◆ Required task: Give back every line exactly as it appears, pictures excluded.

◆ Recorded information:
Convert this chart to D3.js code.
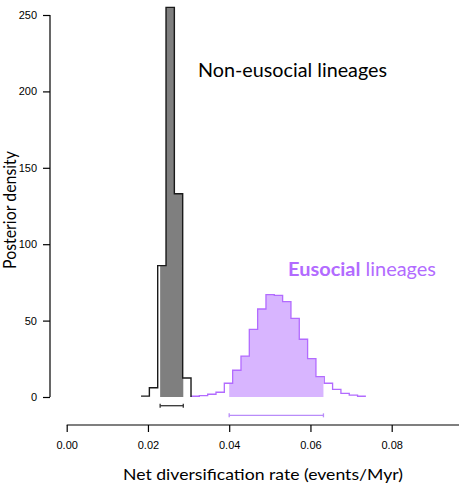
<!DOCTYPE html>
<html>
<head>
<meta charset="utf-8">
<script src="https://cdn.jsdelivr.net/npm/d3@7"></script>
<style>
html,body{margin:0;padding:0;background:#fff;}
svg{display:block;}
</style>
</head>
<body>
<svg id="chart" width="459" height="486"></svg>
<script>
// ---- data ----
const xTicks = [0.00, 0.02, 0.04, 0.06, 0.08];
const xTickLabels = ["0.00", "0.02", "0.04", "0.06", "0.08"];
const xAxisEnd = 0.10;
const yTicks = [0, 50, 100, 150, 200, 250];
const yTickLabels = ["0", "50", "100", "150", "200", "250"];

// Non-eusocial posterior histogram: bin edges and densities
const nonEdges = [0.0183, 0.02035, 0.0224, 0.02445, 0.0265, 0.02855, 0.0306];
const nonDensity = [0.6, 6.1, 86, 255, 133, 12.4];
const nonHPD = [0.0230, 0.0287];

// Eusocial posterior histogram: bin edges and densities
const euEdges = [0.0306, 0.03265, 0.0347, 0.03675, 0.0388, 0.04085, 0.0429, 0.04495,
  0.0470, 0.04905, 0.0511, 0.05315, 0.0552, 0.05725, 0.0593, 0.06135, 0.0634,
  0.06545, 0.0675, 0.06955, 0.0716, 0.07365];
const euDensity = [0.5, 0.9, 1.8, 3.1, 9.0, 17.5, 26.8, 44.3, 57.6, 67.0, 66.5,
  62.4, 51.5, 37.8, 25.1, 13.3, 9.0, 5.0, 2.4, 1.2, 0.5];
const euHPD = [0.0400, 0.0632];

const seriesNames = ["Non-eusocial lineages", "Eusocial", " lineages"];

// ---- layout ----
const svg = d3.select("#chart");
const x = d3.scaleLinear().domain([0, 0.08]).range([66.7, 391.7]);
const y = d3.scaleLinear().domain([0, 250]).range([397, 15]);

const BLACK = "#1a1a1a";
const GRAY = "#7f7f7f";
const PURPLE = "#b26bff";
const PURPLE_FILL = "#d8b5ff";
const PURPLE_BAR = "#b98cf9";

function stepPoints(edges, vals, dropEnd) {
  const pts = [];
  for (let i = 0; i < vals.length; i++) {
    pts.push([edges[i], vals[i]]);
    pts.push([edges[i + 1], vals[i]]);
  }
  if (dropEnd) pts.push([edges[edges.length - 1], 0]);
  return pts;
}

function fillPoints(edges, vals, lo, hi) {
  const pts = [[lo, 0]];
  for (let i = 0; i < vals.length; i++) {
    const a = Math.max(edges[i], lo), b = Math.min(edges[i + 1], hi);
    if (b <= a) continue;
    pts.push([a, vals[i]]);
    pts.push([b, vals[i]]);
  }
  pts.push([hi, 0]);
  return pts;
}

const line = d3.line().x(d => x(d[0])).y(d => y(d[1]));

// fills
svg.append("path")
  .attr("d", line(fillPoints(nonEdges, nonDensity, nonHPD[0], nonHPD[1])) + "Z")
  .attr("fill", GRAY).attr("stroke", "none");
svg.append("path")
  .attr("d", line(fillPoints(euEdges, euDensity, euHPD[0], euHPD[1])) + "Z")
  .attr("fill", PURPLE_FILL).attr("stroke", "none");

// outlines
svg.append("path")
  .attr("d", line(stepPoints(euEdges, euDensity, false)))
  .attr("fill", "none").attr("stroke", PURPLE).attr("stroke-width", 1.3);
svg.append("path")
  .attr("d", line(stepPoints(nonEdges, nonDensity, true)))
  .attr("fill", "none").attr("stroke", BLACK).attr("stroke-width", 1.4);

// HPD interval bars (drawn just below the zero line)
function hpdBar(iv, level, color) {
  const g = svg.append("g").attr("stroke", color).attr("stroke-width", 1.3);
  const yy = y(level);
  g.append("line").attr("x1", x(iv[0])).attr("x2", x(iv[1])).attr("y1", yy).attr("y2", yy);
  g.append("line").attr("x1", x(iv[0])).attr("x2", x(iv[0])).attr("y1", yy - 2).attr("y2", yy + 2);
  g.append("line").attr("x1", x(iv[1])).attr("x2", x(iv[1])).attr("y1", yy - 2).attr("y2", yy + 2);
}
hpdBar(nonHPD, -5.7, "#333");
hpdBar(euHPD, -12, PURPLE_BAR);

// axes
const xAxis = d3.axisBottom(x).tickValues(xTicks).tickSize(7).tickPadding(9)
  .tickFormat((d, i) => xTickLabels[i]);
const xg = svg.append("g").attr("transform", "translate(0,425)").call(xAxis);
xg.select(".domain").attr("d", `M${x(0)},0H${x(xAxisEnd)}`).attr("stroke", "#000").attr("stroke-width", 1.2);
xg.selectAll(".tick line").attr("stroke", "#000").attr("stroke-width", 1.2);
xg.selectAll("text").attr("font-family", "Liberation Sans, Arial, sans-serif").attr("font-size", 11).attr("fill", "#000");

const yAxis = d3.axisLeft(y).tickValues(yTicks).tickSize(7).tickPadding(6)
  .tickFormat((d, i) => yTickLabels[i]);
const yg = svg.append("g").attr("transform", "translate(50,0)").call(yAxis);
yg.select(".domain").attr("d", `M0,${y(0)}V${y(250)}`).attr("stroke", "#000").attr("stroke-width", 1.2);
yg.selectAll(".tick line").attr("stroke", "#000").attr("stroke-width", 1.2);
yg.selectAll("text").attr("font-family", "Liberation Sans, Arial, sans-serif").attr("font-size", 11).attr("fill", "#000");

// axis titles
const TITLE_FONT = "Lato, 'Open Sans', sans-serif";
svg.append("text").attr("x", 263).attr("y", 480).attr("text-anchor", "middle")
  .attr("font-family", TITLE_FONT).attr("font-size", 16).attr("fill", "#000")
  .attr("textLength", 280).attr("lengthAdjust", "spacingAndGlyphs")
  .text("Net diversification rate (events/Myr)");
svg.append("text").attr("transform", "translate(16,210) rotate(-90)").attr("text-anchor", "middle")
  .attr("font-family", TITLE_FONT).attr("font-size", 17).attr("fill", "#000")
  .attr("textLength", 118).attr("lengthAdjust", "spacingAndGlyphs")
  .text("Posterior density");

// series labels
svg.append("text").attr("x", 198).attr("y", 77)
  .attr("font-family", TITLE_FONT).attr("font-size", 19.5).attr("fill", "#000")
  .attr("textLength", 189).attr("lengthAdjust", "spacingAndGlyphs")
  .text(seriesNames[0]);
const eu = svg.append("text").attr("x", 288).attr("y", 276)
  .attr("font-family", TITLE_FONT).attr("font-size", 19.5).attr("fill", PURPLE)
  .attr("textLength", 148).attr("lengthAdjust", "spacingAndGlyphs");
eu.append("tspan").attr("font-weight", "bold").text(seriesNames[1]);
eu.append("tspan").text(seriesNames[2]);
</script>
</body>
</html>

◆ Written solution:
Convert this chart to D3.js code.
<!DOCTYPE html>
<html>
<head>
<meta charset="utf-8">
<script src="https://cdn.jsdelivr.net/npm/d3@7"></script>
<style>
html,body{margin:0;padding:0;background:#fff;}
svg{display:block;}
</style>
</head>
<body>
<svg id="chart" width="459" height="486"></svg>
<script>
// ---- data ----
const xTicks = [0.00, 0.02, 0.04, 0.06, 0.08];
const xTickLabels = ["0.00", "0.02", "0.04", "0.06", "0.08"];
const xAxisEnd = 0.10;
const yTicks = [0, 50, 100, 150, 200, 250];
const yTickLabels = ["0", "50", "100", "150", "200", "250"];

// Non-eusocial posterior histogram: bin edges and densities
const nonEdges = [0.0183, 0.02035, 0.0224, 0.02445, 0.0265, 0.02855, 0.0306];
const nonDensity = [0.6, 6.1, 86, 255, 133, 12.4];
const nonHPD = [0.0230, 0.0287];

// Eusocial posterior histogram: bin edges and densities
const euEdges = [0.0306, 0.03265, 0.0347, 0.03675, 0.0388, 0.04085, 0.0429, 0.04495,
  0.0470, 0.04905, 0.0511, 0.05315, 0.0552, 0.05725, 0.0593, 0.06135, 0.0634,
  0.06545, 0.0675, 0.06955, 0.0716, 0.07365];
const euDensity = [0.5, 0.9, 1.8, 3.1, 9.0, 17.5, 26.8, 44.3, 57.6, 67.0, 66.5,
  62.4, 51.5, 37.8, 25.1, 13.3, 9.0, 5.0, 2.4, 1.2, 0.5];
const euHPD = [0.0400, 0.0632];

const seriesNames = ["Non-eusocial lineages", "Eusocial", " lineages"];

// ---- layout ----
const svg = d3.select("#chart");
const x = d3.scaleLinear().domain([0, 0.08]).range([66.7, 391.7]);
const y = d3.scaleLinear().domain([0, 250]).range([397, 15]);

const BLACK = "#1a1a1a";
const GRAY = "#7f7f7f";
const PURPLE = "#b26bff";
const PURPLE_FILL = "#d8b5ff";
const PURPLE_BAR = "#b98cf9";

function stepPoints(edges, vals, dropEnd) {
  const pts = [];
  for (let i = 0; i < vals.length; i++) {
    pts.push([edges[i], vals[i]]);
    pts.push([edges[i + 1], vals[i]]);
  }
  if (dropEnd) pts.push([edges[edges.length - 1], 0]);
  return pts;
}

function fillPoints(edges, vals, lo, hi) {
  const pts = [[lo, 0]];
  for (let i = 0; i < vals.length; i++) {
    const a = Math.max(edges[i], lo), b = Math.min(edges[i + 1], hi);
    if (b <= a) continue;
    pts.push([a, vals[i]]);
    pts.push([b, vals[i]]);
  }
  pts.push([hi, 0]);
  return pts;
}

const line = d3.line().x(d => x(d[0])).y(d => y(d[1]));

// fills
svg.append("path")
  .attr("d", line(fillPoints(nonEdges, nonDensity, nonHPD[0], nonHPD[1])) + "Z")
  .attr("fill", GRAY).attr("stroke", "none");
svg.append("path")
  .attr("d", line(fillPoints(euEdges, euDensity, euHPD[0], euHPD[1])) + "Z")
  .attr("fill", PURPLE_FILL).attr("stroke", "none");

// outlines
svg.append("path")
  .attr("d", line(stepPoints(euEdges, euDensity, false)))
  .attr("fill", "none").attr("stroke", PURPLE).attr("stroke-width", 1.3);
svg.append("path")
  .attr("d", line(stepPoints(nonEdges, nonDensity, true)))
  .attr("fill", "none").attr("stroke", BLACK).attr("stroke-width", 1.4);

// HPD interval bars (drawn just below the zero line)
function hpdBar(iv, level, color) {
  const g = svg.append("g").attr("stroke", color).attr("stroke-width", 1.3);
  const yy = y(level);
  g.append("line").attr("x1", x(iv[0])).attr("x2", x(iv[1])).attr("y1", yy).attr("y2", yy);
  g.append("line").attr("x1", x(iv[0])).attr("x2", x(iv[0])).attr("y1", yy - 2).attr("y2", yy + 2);
  g.append("line").attr("x1", x(iv[1])).attr("x2", x(iv[1])).attr("y1", yy - 2).attr("y2", yy + 2);
}
hpdBar(nonHPD, -5.7, "#333");
hpdBar(euHPD, -12, PURPLE_BAR);

// axes
const xAxis = d3.axisBottom(x).tickValues(xTicks).tickSize(7).tickPadding(9)
  .tickFormat((d, i) => xTickLabels[i]);
const xg = svg.append("g").attr("transform", "translate(0,425)").call(xAxis);
xg.select(".domain").attr("d", `M${x(0)},0H${x(xAxisEnd)}`).attr("stroke", "#000").attr("stroke-width", 1.2);
xg.selectAll(".tick line").attr("stroke", "#000").attr("stroke-width", 1.2);
xg.selectAll("text").attr("font-family", "Liberation Sans, Arial, sans-serif").attr("font-size", 11).attr("fill", "#000");

const yAxis = d3.axisLeft(y).tickValues(yTicks).tickSize(7).tickPadding(6)
  .tickFormat((d, i) => yTickLabels[i]);
const yg = svg.append("g").attr("transform", "translate(50,0)").call(yAxis);
yg.select(".domain").attr("d", `M0,${y(0)}V${y(250)}`).attr("stroke", "#000").attr("stroke-width", 1.2);
yg.selectAll(".tick line").attr("stroke", "#000").attr("stroke-width", 1.2);
yg.selectAll("text").attr("font-family", "Liberation Sans, Arial, sans-serif").attr("font-size", 11).attr("fill", "#000");

// axis titles
const TITLE_FONT = "Lato, 'Open Sans', sans-serif";
svg.append("text").attr("x", 263).attr("y", 480).attr("text-anchor", "middle")
  .attr("font-family", TITLE_FONT).attr("font-size", 16).attr("fill", "#000")
  .attr("textLength", 280).attr("lengthAdjust", "spacingAndGlyphs")
  .text("Net diversification rate (events/Myr)");
svg.append("text").attr("transform", "translate(16,210) rotate(-90)").attr("text-anchor", "middle")
  .attr("font-family", TITLE_FONT).attr("font-size", 17).attr("fill", "#000")
  .attr("textLength", 118).attr("lengthAdjust", "spacingAndGlyphs")
  .text("Posterior density");

// series labels
svg.append("text").attr("x", 198).attr("y", 77)
  .attr("font-family", TITLE_FONT).attr("font-size", 19.5).attr("fill", "#000")
  .attr("textLength", 189).attr("lengthAdjust", "spacingAndGlyphs")
  .text(seriesNames[0]);
const eu = svg.append("text").attr("x", 288).attr("y", 276)
  .attr("font-family", TITLE_FONT).attr("font-size", 19.5).attr("fill", PURPLE)
  .attr("textLength", 148).attr("lengthAdjust", "spacingAndGlyphs");
eu.append("tspan").attr("font-weight", "bold").text(seriesNames[1]);
eu.append("tspan").text(seriesNames[2]);
</script>
</body>
</html>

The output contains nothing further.